Part of a data file
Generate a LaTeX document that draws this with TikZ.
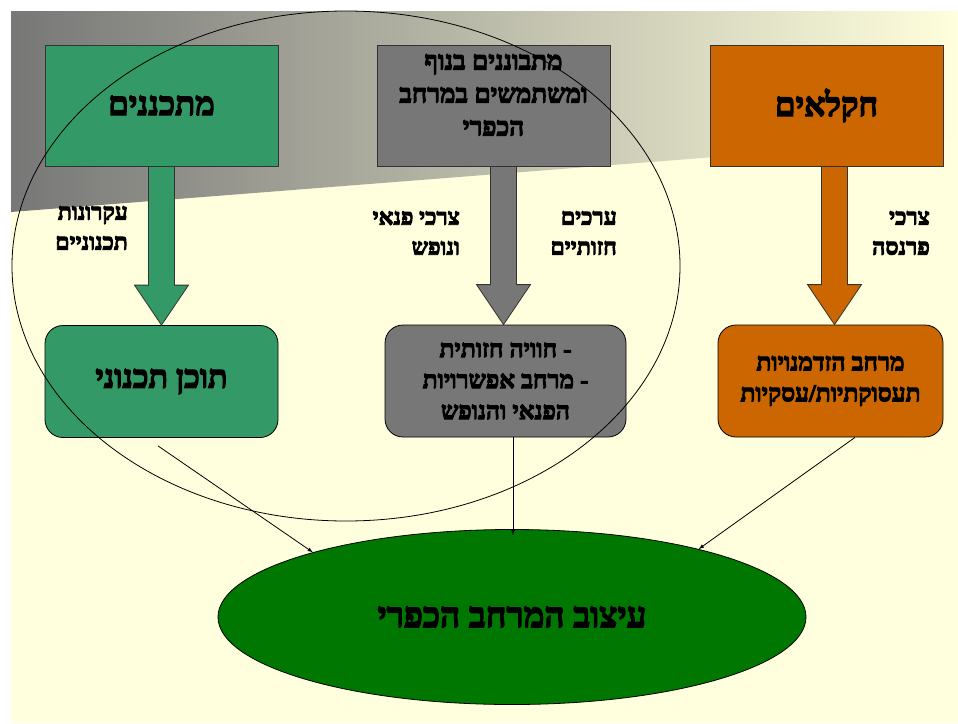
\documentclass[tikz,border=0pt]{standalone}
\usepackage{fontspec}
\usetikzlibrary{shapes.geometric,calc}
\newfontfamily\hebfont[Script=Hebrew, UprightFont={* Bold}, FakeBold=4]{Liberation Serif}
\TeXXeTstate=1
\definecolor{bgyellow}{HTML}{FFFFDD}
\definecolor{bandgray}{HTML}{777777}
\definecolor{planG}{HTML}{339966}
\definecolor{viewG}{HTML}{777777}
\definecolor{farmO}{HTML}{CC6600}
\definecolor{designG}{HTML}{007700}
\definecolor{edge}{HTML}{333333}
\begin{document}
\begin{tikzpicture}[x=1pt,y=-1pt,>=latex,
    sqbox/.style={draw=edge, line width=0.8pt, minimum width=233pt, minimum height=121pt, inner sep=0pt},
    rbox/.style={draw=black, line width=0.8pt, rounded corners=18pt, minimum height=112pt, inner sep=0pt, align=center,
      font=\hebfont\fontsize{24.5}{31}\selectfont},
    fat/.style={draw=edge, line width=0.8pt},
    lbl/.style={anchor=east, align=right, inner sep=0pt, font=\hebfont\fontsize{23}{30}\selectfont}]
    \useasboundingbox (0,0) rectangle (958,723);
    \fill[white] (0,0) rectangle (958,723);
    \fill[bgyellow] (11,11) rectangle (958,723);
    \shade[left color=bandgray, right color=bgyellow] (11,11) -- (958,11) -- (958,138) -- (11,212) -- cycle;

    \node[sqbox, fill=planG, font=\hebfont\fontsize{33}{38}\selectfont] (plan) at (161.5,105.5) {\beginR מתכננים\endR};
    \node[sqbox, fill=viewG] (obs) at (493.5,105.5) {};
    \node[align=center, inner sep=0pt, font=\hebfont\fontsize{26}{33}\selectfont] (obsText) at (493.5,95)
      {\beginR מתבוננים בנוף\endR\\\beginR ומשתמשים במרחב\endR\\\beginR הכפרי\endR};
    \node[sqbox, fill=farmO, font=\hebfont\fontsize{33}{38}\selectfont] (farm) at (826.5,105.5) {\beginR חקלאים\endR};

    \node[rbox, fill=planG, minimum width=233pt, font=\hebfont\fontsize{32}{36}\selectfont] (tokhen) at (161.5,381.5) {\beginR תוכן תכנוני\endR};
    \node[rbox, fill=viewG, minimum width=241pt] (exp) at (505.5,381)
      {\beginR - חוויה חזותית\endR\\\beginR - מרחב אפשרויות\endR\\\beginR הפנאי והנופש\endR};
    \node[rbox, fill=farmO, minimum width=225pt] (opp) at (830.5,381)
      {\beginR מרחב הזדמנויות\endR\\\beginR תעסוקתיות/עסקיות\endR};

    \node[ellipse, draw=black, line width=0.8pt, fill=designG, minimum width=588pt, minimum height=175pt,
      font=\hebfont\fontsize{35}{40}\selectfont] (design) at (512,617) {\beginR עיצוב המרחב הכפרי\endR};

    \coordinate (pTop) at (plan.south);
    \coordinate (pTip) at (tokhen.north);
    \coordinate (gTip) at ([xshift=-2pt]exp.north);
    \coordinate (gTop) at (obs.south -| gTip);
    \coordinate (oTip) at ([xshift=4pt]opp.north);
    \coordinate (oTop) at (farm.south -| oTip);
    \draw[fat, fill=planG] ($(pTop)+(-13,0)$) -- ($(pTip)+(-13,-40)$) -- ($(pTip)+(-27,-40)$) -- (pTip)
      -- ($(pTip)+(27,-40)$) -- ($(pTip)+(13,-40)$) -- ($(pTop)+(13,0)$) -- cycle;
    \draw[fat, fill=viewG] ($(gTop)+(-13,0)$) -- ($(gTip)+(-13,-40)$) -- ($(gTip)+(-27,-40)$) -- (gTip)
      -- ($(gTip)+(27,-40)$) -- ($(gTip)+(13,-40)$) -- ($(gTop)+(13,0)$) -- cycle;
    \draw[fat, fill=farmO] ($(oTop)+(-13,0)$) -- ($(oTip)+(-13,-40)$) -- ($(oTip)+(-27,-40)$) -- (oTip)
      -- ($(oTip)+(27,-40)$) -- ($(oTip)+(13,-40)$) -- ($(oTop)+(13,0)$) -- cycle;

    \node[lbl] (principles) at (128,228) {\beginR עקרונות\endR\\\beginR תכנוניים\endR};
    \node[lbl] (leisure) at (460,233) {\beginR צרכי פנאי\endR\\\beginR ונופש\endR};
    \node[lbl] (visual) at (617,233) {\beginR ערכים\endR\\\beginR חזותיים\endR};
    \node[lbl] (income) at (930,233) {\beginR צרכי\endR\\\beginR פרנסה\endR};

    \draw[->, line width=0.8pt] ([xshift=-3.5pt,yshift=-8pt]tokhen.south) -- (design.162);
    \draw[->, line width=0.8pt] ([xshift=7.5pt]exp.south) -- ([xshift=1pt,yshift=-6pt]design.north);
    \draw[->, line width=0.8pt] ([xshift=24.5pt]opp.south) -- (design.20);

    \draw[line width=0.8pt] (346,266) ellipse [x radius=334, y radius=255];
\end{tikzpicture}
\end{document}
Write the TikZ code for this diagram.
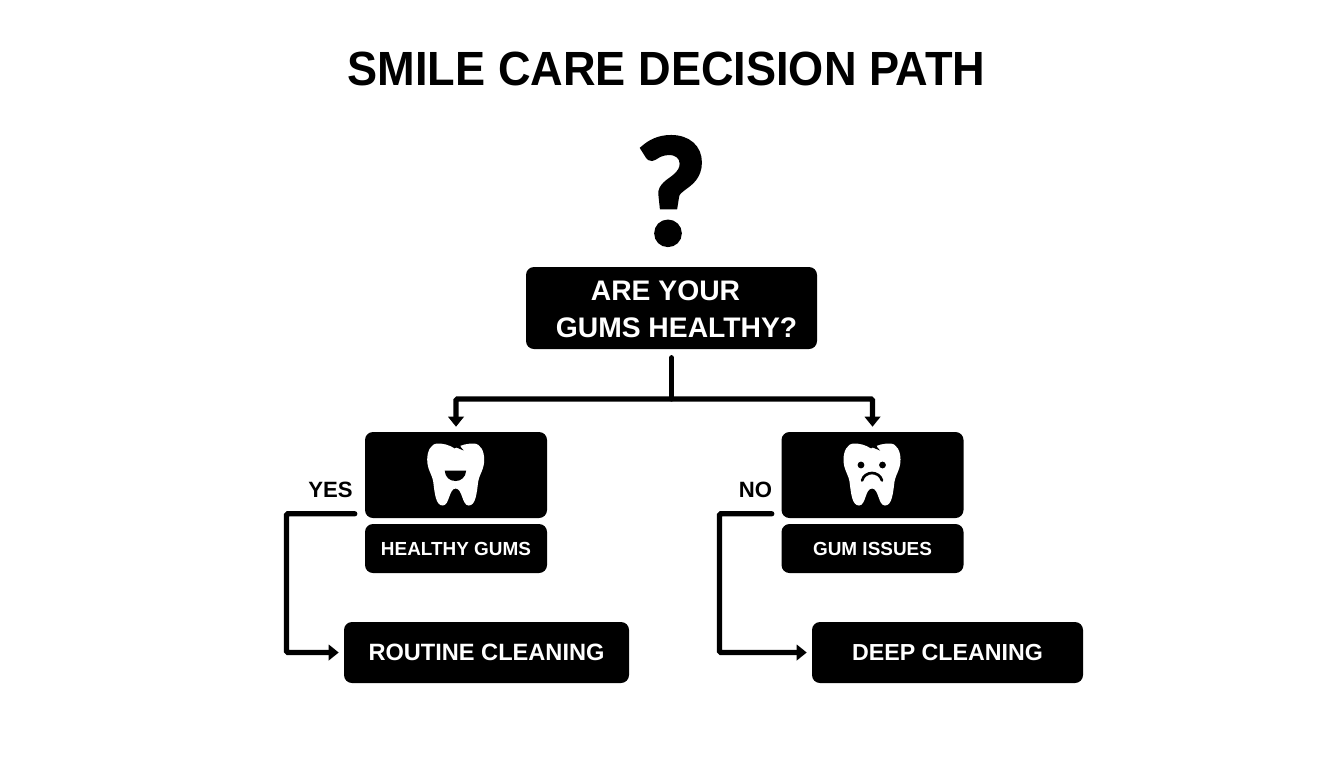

* [TASK PROMPT] Go through the material and select each line with the string "this" in it.

* [WORKED SOLUTION]
Generate a LaTeX document that draws this with TikZ.
Write the TikZ code for this diagram.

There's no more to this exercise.